Even at the very beginning we find this strange mystery of how our God works. To confess our God is one God, Father, Son, and Holy Spirit, is to confess a God who is at work, a God who creates out of nothing, a God who not only did something wonderful a long time ago, but a God who continues to work even now. John’s Gospel picks this up when he echoes the whole account of creation and says, “In the beginning was the Word, and the Word was with God, and the Word was God. He was in the beginning with God. All things were made through Him.” He goes on to say the Word became flesh and dwelt among us. Therefore, the story of our God, of who He is, is far more than simply the story of how things were made. It is the story of the ongoing work of the Father, the Son, and the Holy Spirit throughout history and into your life here and now. God did not just create this world, wind it up, set it in motion, and then leave it alone. No, He still intervenes. He still comes into His own creation.
So, on a day where we focus on the Holy Trinity, we take a moment to broaden our scope of what it means to worship a triune God. The God who created out of nothing is the God who called Moses from a burning bush and set him on a course to lead the Israelites out of Egypt. He is the God who parted the Red Sea, gave the Word at Sinai, and protected them through their wilderness wanderings. This God would lower Himself to meet His people in the Tabernacle and be there for their forgiveness as sacrifices were made and worship was embraced. This God would promise a remnant and speak through the prophets to restore and give hope again to a wayward and unfaithful people. This same God would do the most shocking of things when He would be born of the virgin Mary. Here is God of God, light of light, very God of very God, begotten not made. The Word made flesh to live the perfect life, to bear the sins of the world, to justify mankind. The Spirit of God who hovered over the waters comes again as Christ rises up out of the waters of His baptism. The Father proclaims, “This is My beloved Son, in whom I am well pleased. Listen to Him.”
Here we see the Father, Son and Holy Spirit go to work, as God goes to work for your salvation, for your hope, and assurance. He goes to work so you might know you are redeemed, you are saved, that you, this very day, do not exist outside of the hands of the Creator of all things. He made you. He continues to know you. He counts your tears and knows the number of hairs on your head. He came under the Law to fulfill the Law for you. The One who made the mountains and the sea, who perceives the creatures of the deep and knows when a mountain goat gives birth, He calls you by name. He sends His Spirit into your hearts so you might believe, so you might cling to the work of the Son of God. Here, God is at work right now, at work amid your fears and doubts, at work even as you struggle with uncertainty. The Creator has not stopped working for your salvation.
The work of the Holy Trinity shapes your identity, as He calls you by name and enlightens you with His gifts. You are baptized into His name. You are marked by the Father, the Son, and the Holy Spirit. In that washing of baptism, all the gift of Christ are placed upon you, and, at the same time, He takes from you every sin and failure, every rebellion and denial. You are clothed with perfection, clothed with obedience, clothed with faithfulness. And you fight even against this, even against the gifts of Christ, but He is not easily pushed aside. He does not simply let you go. No, our God is the Father, Son, and Holy Spirit and He never ceases to work.

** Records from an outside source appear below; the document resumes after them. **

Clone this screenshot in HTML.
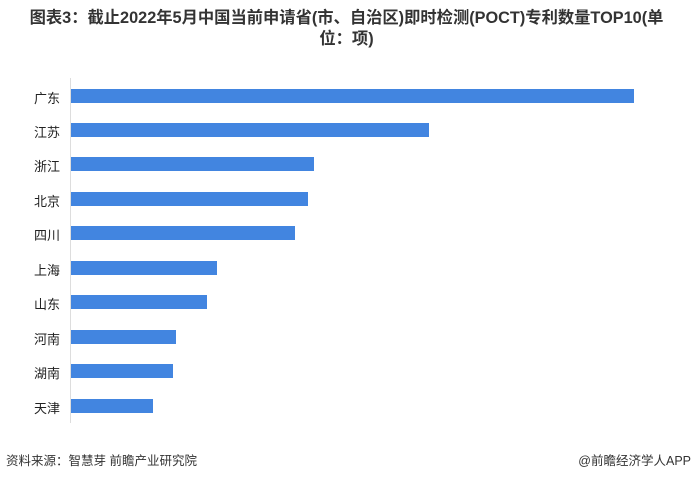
<html><head><style>
body{margin:0;width:693px;height:478px;background:#fff;font-family:"Liberation Sans","Noto Sans CJK SC",sans-serif;position:relative;overflow:hidden}
.t{position:absolute;left:0;width:693px;text-align:center;font-weight:bold;font-size:16.3px;color:#333;line-height:21px;top:8px;white-space:nowrap}
.l{position:absolute;left:22px;width:38px;text-align:right;font-size:13px;color:#222}
.b{position:absolute;left:71px;height:14px;background:#4285e0}
.ax{position:absolute;left:70px;top:78px;width:1px;height:345px;background:#ddd}
.f{position:absolute;top:450px;font-size:12.5px;color:#333}
</style></head><body>
<div class="t">图表3：截止2022年5月中国当前申请省(市、自治区)即时检测(POCT)专利数量TOP10(单<br>位：项)</div>
<div class="ax"></div>
<div class="l" style="top:88px">广东</div><div class="b" style="top:89px;width:563px"></div>
<div class="l" style="top:122px">江苏</div><div class="b" style="top:123px;width:358px"></div>
<div class="l" style="top:156px">浙江</div><div class="b" style="top:157px;width:243px"></div>
<div class="l" style="top:191px">北京</div><div class="b" style="top:192px;width:237px"></div>
<div class="l" style="top:225px">四川</div><div class="b" style="top:226px;width:224px"></div>
<div class="l" style="top:260px">上海</div><div class="b" style="top:261px;width:146px"></div>
<div class="l" style="top:294px">山东</div><div class="b" style="top:295px;width:136px"></div>
<div class="l" style="top:329px">河南</div><div class="b" style="top:330px;width:105px"></div>
<div class="l" style="top:363px">湖南</div><div class="b" style="top:364px;width:102px"></div>
<div class="l" style="top:398px">天津</div><div class="b" style="top:399px;width:82px"></div>
<div class="f" style="left:6px">资料来源：智慧芽 前瞻产业研究院</div>
<div class="f" style="right:2px">@前瞻经济学人APP</div>
</body></html>
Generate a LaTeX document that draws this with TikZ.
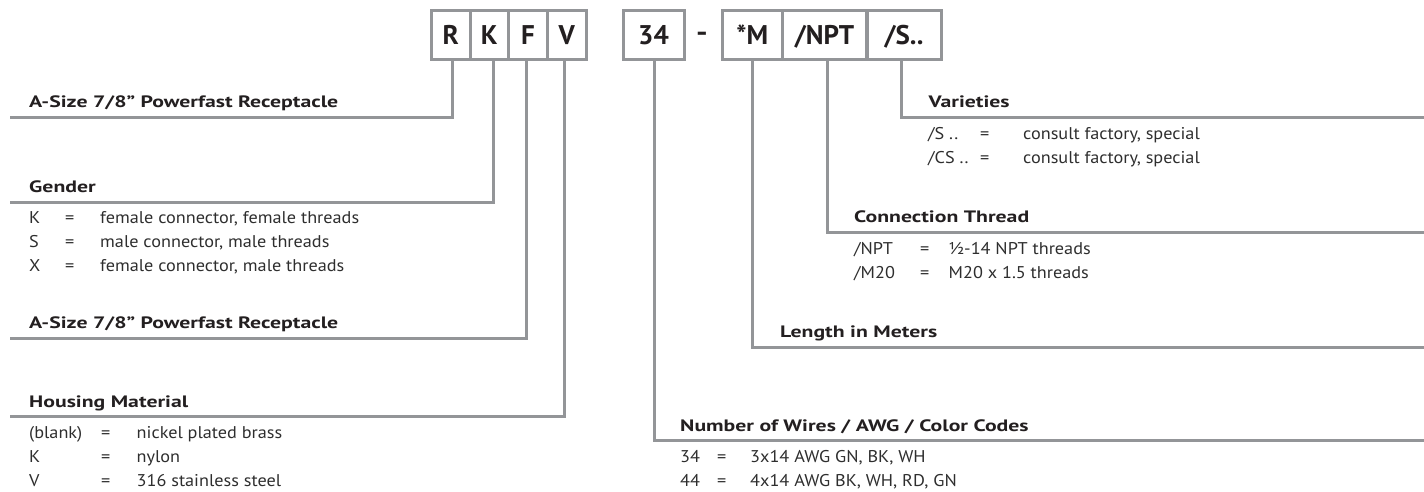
\documentclass[tikz,border=0pt]{standalone}
\usepackage{fontspec}
\setmainfont{PT Sans}
\definecolor{ln}{HTML}{939598}
\definecolor{tx}{HTML}{231F20}
\definecolor{bd}{HTML}{2E2E2E}
\newlength\refb
\newlength\refh
\newcommand\BD[1]{\scalebox{\bsx}[1]{#1}}
\newcommand\HD[1]{\scalebox{\hsx}[1]{#1}}
\begin{document}
\settowidth\refb{\fontsize{17}{17}\selectfont female connector, female threads}
\settowidth\refh{\fontsize{16.5}{16.5}\selectfont\bfseries A-Size 7/8” Powerfast Receptacle}
\pgfmathsetmacro\bsx{259/\refb}
\pgfmathsetmacro\hsx{309/\refh}
\begin{tikzpicture}[x=1pt,y=-1pt,
  conn/.style={draw=ln, line width=3pt, line join=miter},
  bx/.style={draw=ln, line width=3pt, minimum height=49.3pt, inner sep=0pt, text height=19pt, text depth=0pt, font=\fontsize{27}{27}\selectfont\bfseries, text=tx},
  hd/.style={anchor=base west, inner sep=0pt, font=\fontsize{16.5}{16.5}\selectfont\bfseries, text=tx},
  rw/.style={anchor=base west, inner sep=0pt, font=\fontsize{17}{17}\selectfont, text=bd}]
\useasboundingbox (0,0) rectangle (1424,492);
% code boxes
\node[bx, minimum width=38.7pt] (bR) at (450.65,35.35) {R};
\node[bx, minimum width=38.7pt] (bK) at (489.35,35.35) {K};
\node[bx, minimum width=38.6pt] (bF) at (528.0,35.35) {F};
\node[bx, minimum width=38.7pt] (bV) at (566.65,35.35) {V};
\node[bx, minimum width=61pt] (b34) at (653.5,35.35) {34};
\node[anchor=base, inner sep=0pt, font=\fontsize{27}{27}\selectfont\bfseries, text=tx] (dash) at (702,42) {\scalebox{1.2}[1]{-}};
\node[bx, minimum width=60pt] (bM) at (752.3,35.35) {*M};
\node[bx, minimum width=84.7pt] (bN) at (824.6,35.35) {/NPT};
\node[bx, minimum width=74pt] (bS) at (904,35.35) {/S..};
% corner coordinates
\coordinate (cR) at (452,117.5);   \coordinate (eR) at (10,117.5);
\coordinate (cK) at (493,202);   \coordinate (eK) at (10,202);
\coordinate (cF) at (526,338.5); \coordinate (eF) at (10,338.5);
\coordinate (cV) at (564,416.5); \coordinate (eV) at (10,416.5);
\coordinate (cS) at (901.5,117.5); \coordinate (eS) at (1424,117.5);
\coordinate (cN) at (827.5,232.5); \coordinate (eN) at (1424,232.5);
\coordinate (cM) at (752.5,347.5); \coordinate (eM) at (1424,347.5);
\coordinate (c34) at (654,440.5); \coordinate (e34) at (1424,440.5);
% connectors
\draw[conn] (bR.south -| cR) -- (cR) -- (eR);
\draw[conn] (bK.south -| cK) -- (cK) -- (eK);
\draw[conn] (bF.south -| cF) -- (cF) -- (eF);
\draw[conn] (bV.south -| cV) -- (cV) -- (eV);
\draw[conn] (bS.south -| cS) -- (cS) -- (eS);
\draw[conn] (bN.south -| cN) -- (cN) -- (eN);
\draw[conn] (bM.south -| cM) -- (cM) -- (eM);
\draw[conn] (b34.south -| c34) -- (c34) -- (e34);
% left headings
\node[hd] (h1) at (29,107.5) {\HD{A-Size 7/8” Powerfast Receptacle}};
\node[hd] (h2) at (29,192.5) {\HD{Gender}};
\node[hd] (h3) at (29,328) {\HD{A-Size 7/8” Powerfast Receptacle}};
\node[hd] (h4) at (29,407) {\HD{Housing Material}};
% gender rows
\node[rw] (g1a) at (29,223) {\BD{K}};  \node[rw] (g1b) at (65,223) {\BD{=}}; \node[rw] (g1c) at (100,223) {\BD{female connector, female threads}};
\node[rw] (g2a) at (29,247) {\BD{S}};  \node[rw] (g2b) at (65,247) {\BD{=}}; \node[rw] (g2c) at (100,247) {\BD{male connector, male threads}};
\node[rw] (g3a) at (29,271) {\BD{X}};  \node[rw] (g3b) at (65,271) {\BD{=}}; \node[rw] (g3c) at (100,271) {\BD{female connector, male threads}};
% housing rows
\node[rw] (m1a) at (29,438) {\BD{(blank)}}; \node[rw] (m1b) at (101,438) {\BD{=}}; \node[rw] (m1c) at (136.5,438) {\BD{nickel plated brass}};
\node[rw] (m2a) at (29,462) {\BD{K}};       \node[rw] (m2b) at (101,462) {\BD{=}}; \node[rw] (m2c) at (136.5,462) {\BD{nylon}};
\node[rw] (m3a) at (29,486) {\BD{V}};       \node[rw] (m3b) at (101,486) {\BD{=}}; \node[rw] (m3c) at (136.5,486) {\BD{316 stainless steel}};
% right headings
\node[hd] (h5) at (928.5,108) {\HD{Varieties}};
\node[hd] (h6) at (854,222.5) {\HD{Connection Thread}};
\node[hd] (h7) at (780,337.5) {\HD{Length in Meters}};
\node[hd] (h8) at (680,431) {\HD{Number of Wires / AWG / Color Codes}};
% varieties rows
\node[rw] (v1a) at (928,139.5) {\BD{/S ..}};  \node[rw] (v1b) at (980,139.5) {\BD{=}}; \node[rw] (v1c) at (1023,139.5) {\BD{consult factory, special}};
\node[rw] (v2a) at (928,164) {\BD{/CS ..}}; \node[rw] (v2b) at (980,164) {\BD{=}}; \node[rw] (v2c) at (1023,164) {\BD{consult factory, special}};
% thread rows
\node[rw] (t1a) at (854,254) {\BD{/NPT}}; \node[rw] (t1b) at (920,254) {\BD{=}}; \node[rw] (t1c) at (948.5,254) {\BD{½-14 NPT threads}};
\node[rw] (t2a) at (854,278) {\BD{/M20}}; \node[rw] (t2b) at (920,278) {\BD{=}}; \node[rw] (t2c) at (948.5,278) {\BD{M20 x 1.5 threads}};
% wires rows
\node[rw] (w1a) at (680,462) {\BD{34}}; \node[rw] (w1b) at (717,462) {\BD{=}}; \node[rw] (w1c) at (750,462) {\BD{3x14 AWG GN, BK, WH}};
\node[rw] (w2a) at (680,486) {\BD{44}}; \node[rw] (w2b) at (717,486) {\BD{=}}; \node[rw] (w2c) at (750,486) {\BD{4x14 AWG BK, WH, RD, GN}};
\end{tikzpicture}
\end{document}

The God of all creation, the God who became man, suffered, and died, the God who rose again in victory, the God who sends His Spirit into the hearts of all believers, He is the same God who continues to work through you even now. Jesus says, “All authority in Heaven and on Earth has been given to Me. Go, therefore, and make disciples of all nations, baptizing them in the name of the Father and of the Son and of the Holy Spirit, teaching them to observe all I have commanded you. And behold, I am with you always, even to the end of the age.”
The Church’s role in this age is to continue to make disciples. We are sent to all the nations of the earth to make disciples, and the making of disciples is done by baptizing and teaching. It is baptism in the name of the Father, the Son and the Holy Spirit and teaching all Christ has commanded. Baptizing, the washing of regeneration, the new birth of water and the Spirit, and the teaching of the faith is how disciples are made. This is how God continues to work. So, this is what we continue to do. Here in these lowly and simply things we are promised our Lord remains with us, aways, to the end of this age.